╭─ Dataset content
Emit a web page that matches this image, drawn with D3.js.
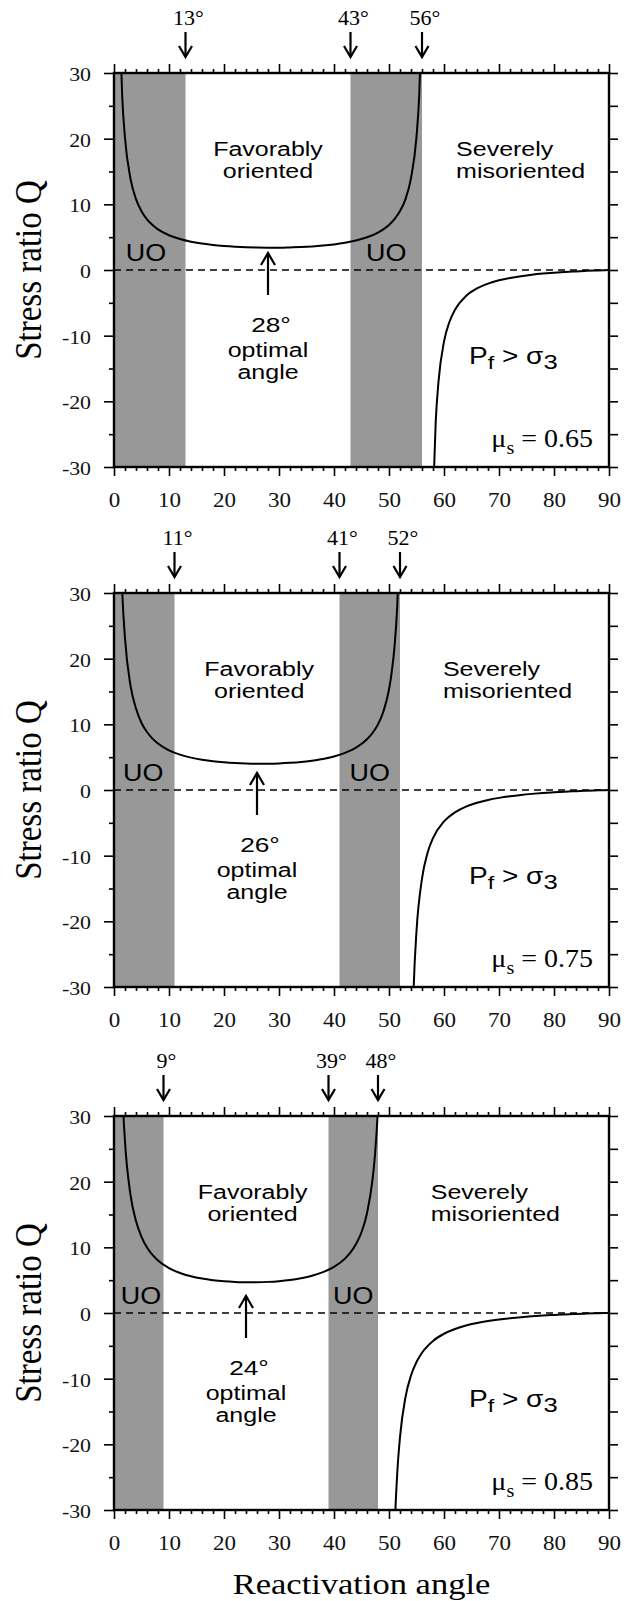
<!DOCTYPE html>
<meta charset="utf-8">
<style>
  body { margin: 0; background: #fff; }
  .sans { font-family: "Liberation Sans", Arial, sans-serif; }
  .serif { font-family: "Liberation Serif", "Times New Roman", serif; }
</style>
<body>
<svg id="chart" width="632" height="1601"></svg>
<script src="https://cdn.jsdelivr.net/npm/d3@7"></script>
<script>
// ---- data ----
const muValues = [0.65, 0.75, 0.85];
const optimalAngles = [28, 26, 24];
const leftBandEdge = [13, 11, 9];
const rightBands = [[43, 56], [41, 52], [39, 48]];
const xTickValues = [0, 10, 20, 30, 40, 50, 60, 70, 80, 90];
const yTickValues = [-30, -20, -10, 0, 10, 20, 30];

// U-shaped branch (angle, Q)
const favorable065 = [[1,38.7],[1.5,26.3],[2,20.1],[3,13.9],[4,10.8],[5,8.94],[6,7.71],[7,6.84],[8,6.19],[10,5.29],[12,4.71],[14,4.30],[16,4.02],[18,3.80],[20,3.65],[22,3.54],[24,3.46],[26,3.42],[28,3.40],[30,3.40],[32,3.44],[34,3.50],[36,3.59],[38,3.72],[40,3.90],[42,4.15],[44,4.49],[46,4.98],[48,5.70],[50,6.86],[51,7.74],[52,8.97],[53,10.8],[54,14.0],[55,20.3],[55.5,26.7],[56,39.6]];
const favorable075 = [[1,44.6],[1.5,30.2],[2,23.1],[3,15.9],[4,12.4],[5,10.2],[6,8.83],[7,7.83],[8,7.08],[10,6.05],[12,5.39],[14,4.93],[16,4.61],[18,4.37],[20,4.21],[22,4.10],[24,4.03],[26,4.00],[28,4.01],[30,4.05],[32,4.14],[34,4.27],[36,4.47],[38,4.73],[40,5.11],[42,5.65],[44,6.44],[46,7.72],[47,8.68],[48,10.0],[49,12.0],[50,15.3],[50.5,18.0],[51,21.8],[51.5,28.0],[52,39.6]];
const favorable085 = [[1,50.5],[1.5,34.2],[2,26.1],[3,18.0],[4,14.0],[5,11.6],[6,9.98],[7,8.85],[8,8.00],[10,6.85],[12,6.10],[14,5.59],[16,5.24],[18,5.00],[20,4.83],[22,4.73],[24,4.68],[26,4.69],[28,4.74],[30,4.85],[32,5.03],[34,5.30],[36,5.67],[38,6.22],[40,7.02],[42,8.28],[43,9.22],[44,10.5],[45,12.3],[46,15.2],[47,20.3],[47.5,24.6],[48,31.5],[48.5,44.6]];

// branch beyond lock-up (Pf > sigma3)
const misoriented065 = [[58,-35.0],[58.5,-23.0],[59,-17.0],[60,-10.9],[61,-7.88],[62,-6.05],[64,-3.96],[66,-2.80],[68,-2.07],[70,-1.57],[72,-1.21],[74,-0.94],[76,-0.72],[78,-0.55],[80,-0.41],[82,-0.30],[84,-0.21],[86,-0.13],[88,-0.06],[90,0]];
const misoriented075 = [[54,-47.8],[54.5,-29.8],[55,-21.5],[56,-13.5],[57,-9.60],[58,-7.33],[60,-4.79],[62,-3.41],[64,-2.54],[66,-1.95],[68,-1.52],[70,-1.20],[72,-0.95],[74,-0.75],[76,-0.59],[78,-0.46],[80,-0.35],[82,-0.25],[84,-0.18],[86,-0.11],[88,-0.05],[90,0]];
const misoriented085 = [[50.5,-54.6],[51,-34.0],[51.5,-24.4],[52,-18.9],[53,-12.8],[54,-9.52],[55,-7.46],[56,-6.05],[58,-4.25],[60,-3.16],[62,-2.43],[64,-1.90],[66,-1.52],[68,-1.22],[70,-0.98],[72,-0.79],[74,-0.63],[76,-0.50],[78,-0.39],[80,-0.30],[82,-0.22],[84,-0.15],[86,-0.09],[88,-0.04],[90,0]];

const favorableCurves = [favorable065, favorable075, favorable085];
const misorientedCurves = [misoriented065, misoriented075, misoriented085];

// ---- layout ----
const panelTops = [73, 593, 1116];
const panelH = 394;
const favLabelAngle = [28, 26.4, 25.2];
const sevLabelAngle = [62.2, 59.8, 57.6];
const uoLeftAngle = [5.8, 5.3, 4.9];
const SERIF = '"Liberation Serif", "Times New Roman", serif';

const svg = d3.select("#chart");
svg.append("rect").attr("width", 632).attr("height", 1601).attr("fill", "#fff");

const x = d3.scaleLinear().domain([0, 90]).range([114, 609]);

function label(g, px, py, str, cls, size, anchor, sx) {
  return g.append("text")
    .attr("class", cls)
    .attr("font-size", size)
    .attr("text-anchor", anchor)
    .attr("transform", "translate(" + px + "," + py + ") scale(" + sx + ",1)")
    .text(str);
}

function downArrow(g, px, tipY) {
  g.append("line").attr("x1", px).attr("x2", px).attr("y1", tipY - 25).attr("y2", tipY)
    .attr("stroke", "#000").attr("stroke-width", 2.2);
  g.append("polyline").attr("points", (px - 6.5) + "," + (tipY - 11) + " " + px + "," + tipY + " " + (px + 6.5) + "," + (tipY - 11))
    .attr("fill", "none").attr("stroke", "#000").attr("stroke-width", 2.2);
}

function upArrow(g, px, tipY) {
  g.append("line").attr("x1", px).attr("x2", px).attr("y1", tipY).attr("y2", tipY + 42)
    .attr("stroke", "#000").attr("stroke-width", 2.2);
  g.append("polyline").attr("points", (px - 7) + "," + (tipY + 12) + " " + px + "," + tipY + " " + (px + 7) + "," + (tipY + 12))
    .attr("fill", "none").attr("stroke", "#000").attr("stroke-width", 2.2);
}

muValues.forEach(function(mu, i) {
  const top = panelTops[i];
  const y = d3.scaleLinear().domain([-30, 30]).range([top + panelH, top]);
  const g = svg.append("g");

  g.append("clipPath").attr("id", "clip" + i)
    .append("rect").attr("x", x(0)).attr("y", top).attr("width", x(90) - x(0)).attr("height", panelH);

  // unfavourably oriented bands
  const bands = [[0, leftBandEdge[i]], rightBands[i]];
  g.selectAll(".band").data(bands).enter().append("rect")
    .attr("x", d => x(d[0])).attr("width", d => x(d[1]) - x(d[0]))
    .attr("y", top).attr("height", panelH)
    .attr("fill", "#989898");

  // zero line
  g.append("line").attr("x1", x(0)).attr("x2", x(90)).attr("y1", y(0)).attr("y2", y(0))
    .attr("stroke", "#000").attr("stroke-width", 1.6).attr("stroke-dasharray", "7,5");

  // curves
  const line = d3.line().x(d => x(d[0])).y(d => y(d[1])).curve(d3.curveMonotoneX);
  g.append("g").attr("clip-path", "url(#clip" + i + ")")
    .selectAll("path").data([favorableCurves[i], misorientedCurves[i]]).enter().append("path")
    .attr("d", line).attr("fill", "none").attr("stroke", "#000").attr("stroke-width", 2);

  // axes
  const bottom = g.append("g").attr("transform", "translate(0," + (top + panelH) + ")")
    .call(d3.axisBottom(x).tickValues(xTickValues).tickSize(9).tickPadding(17));
  bottom.attr("font-family", SERIF).attr("font-size", 20);
  bottom.selectAll("text").attr("transform", "scale(1.15,1)").attr("fill", "#111");
  g.append("g").attr("transform", "translate(0," + (top + panelH) + ")")
    .call(d3.axisBottom(x).tickValues(d3.range(0, 91, 2).filter(v => v % 10)).tickSize(4).tickFormat(""));

  g.append("g").attr("transform", "translate(0," + top + ")")
    .call(d3.axisTop(x).tickValues(xTickValues).tickSize(9).tickFormat(""));
  g.append("g").attr("transform", "translate(0," + top + ")")
    .call(d3.axisTop(x).tickValues(d3.range(0, 91, 2).filter(v => v % 10)).tickSize(4).tickFormat(""));

  const left = g.append("g").attr("transform", "translate(" + x(0) + ",0)")
    .call(d3.axisLeft(y).tickValues(yTickValues).tickSize(10).tickPadding(10).tickFormat(d => String(d)));
  left.attr("font-family", SERIF).attr("font-size", 19);
  left.selectAll("text").attr("transform", "scale(1.15,1)").attr("dy", "0.4em").attr("fill", "#111");
  g.append("g").attr("transform", "translate(" + x(0) + ",0)")
    .call(d3.axisLeft(y).tickValues([-25, -15, -5, 5, 15, 25]).tickSize(5).tickFormat(""));

  g.append("g").attr("transform", "translate(" + x(90) + ",0)")
    .call(d3.axisRight(y).tickValues(d3.range(-30, 31, 5)).tickSize(9).tickFormat(""));

  g.selectAll(".domain").remove();
  g.selectAll(".tick line").attr("stroke-width", 1.6);

  g.append("rect").attr("x", x(0)).attr("y", top).attr("width", x(90) - x(0)).attr("height", panelH)
    .attr("fill", "none").attr("stroke", "#000").attr("stroke-width", 2.4);

  // angle markers above the panel
  const marks = [leftBandEdge[i], rightBands[i][0], rightBands[i][1]];
  marks.forEach(function(a) {
    downArrow(g, x(a), top - 16);
    label(g, x(a) + 3, top - 48, a + "°", "serif", 20, "middle", 1.1);
  });

  // region labels
  label(g, x(favLabelAngle[i]), y(17.3), "Favorably", "sans", 20, "middle", 1.25);
  label(g, x(favLabelAngle[i]), y(14.0), "oriented", "sans", 20, "middle", 1.25);
  label(g, x(sevLabelAngle[i]), y(17.3), "Severely", "sans", 20, "start", 1.25);
  label(g, x(sevLabelAngle[i]), y(14.0), "misoriented", "sans", 20, "start", 1.25);
  label(g, x(uoLeftAngle[i]), y(1.4), "UO", "sans", 23, "middle", 1.17);
  label(g, x((rightBands[i][0] + rightBands[i][1]) / 2), y(1.4), "UO", "sans", 23, "middle", 1.17);

  // optimal angle
  const oa = optimalAngles[i];
  upArrow(g, x(oa), top + 180);
  label(g, x(oa) + 3, top + 259, oa + "°", "sans", 21, "middle", 1.25);
  label(g, x(oa), top + 284, "optimal", "sans", 20, "middle", 1.25);
  label(g, x(oa), top + 306, "angle", "sans", 20, "middle", 1.25);

  // Pf > sigma3
  const pf = g.append("text").attr("class", "sans").attr("font-size", 23)
    .attr("transform", "translate(469," + (top + 291) + ") scale(1.22,1)");
  pf.append("tspan").text("P");
  pf.append("tspan").attr("font-size", 19).attr("dy", 5).text("f");
  pf.append("tspan").attr("dy", -5).text(" > σ");
  pf.append("tspan").attr("font-size", 21).attr("dy", 5).text("3");

  // friction coefficient
  const mt = g.append("text").attr("class", "serif").attr("font-size", 25).attr("text-anchor", "end")
    .attr("transform", "translate(593," + (top + 374) + ") scale(1.12,1)");
  mt.append("tspan").text("μ");
  mt.append("tspan").attr("font-size", 18).attr("dy", 7).text("s");
  mt.append("tspan").attr("dy", -7).text(" = " + mu.toFixed(2));

  // y title
  g.append("text").attr("class", "serif").attr("font-size", 33).attr("text-anchor", "middle")
    .attr("transform", "translate(41," + (top + panelH / 2) + ") rotate(-90) scale(1,1.12)")
    .text("Stress ratio Q");
});

label(svg, (x(0) + x(90)) / 2, 1594, "Reactivation angle", "serif", 30, "middle", 1.15);
</script>
</body>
╰─
Problem to work on:
Exactly as written, please give again the lines from the beginning of the listing through the line containing "const yTickValues = [-30, -20, -10, 0, 10, 20, 30];", inclusive, without any pictures.

Output of the exercise:
Emit a web page that matches this image, drawn with D3.js.
<!DOCTYPE html>
<meta charset="utf-8">
<style>
  body { margin: 0; background: #fff; }
  .sans { font-family: "Liberation Sans", Arial, sans-serif; }
  .serif { font-family: "Liberation Serif", "Times New Roman", serif; }
</style>
<body>
<svg id="chart" width="632" height="1601"></svg>
<script src="https://cdn.jsdelivr.net/npm/d3@7"></script>
<script>
// ---- data ----
const muValues = [0.65, 0.75, 0.85];
const optimalAngles = [28, 26, 24];
const leftBandEdge = [13, 11, 9];
const rightBands = [[43, 56], [41, 52], [39, 48]];
const xTickValues = [0, 10, 20, 30, 40, 50, 60, 70, 80, 90];
const yTickValues = [-30, -20, -10, 0, 10, 20, 30];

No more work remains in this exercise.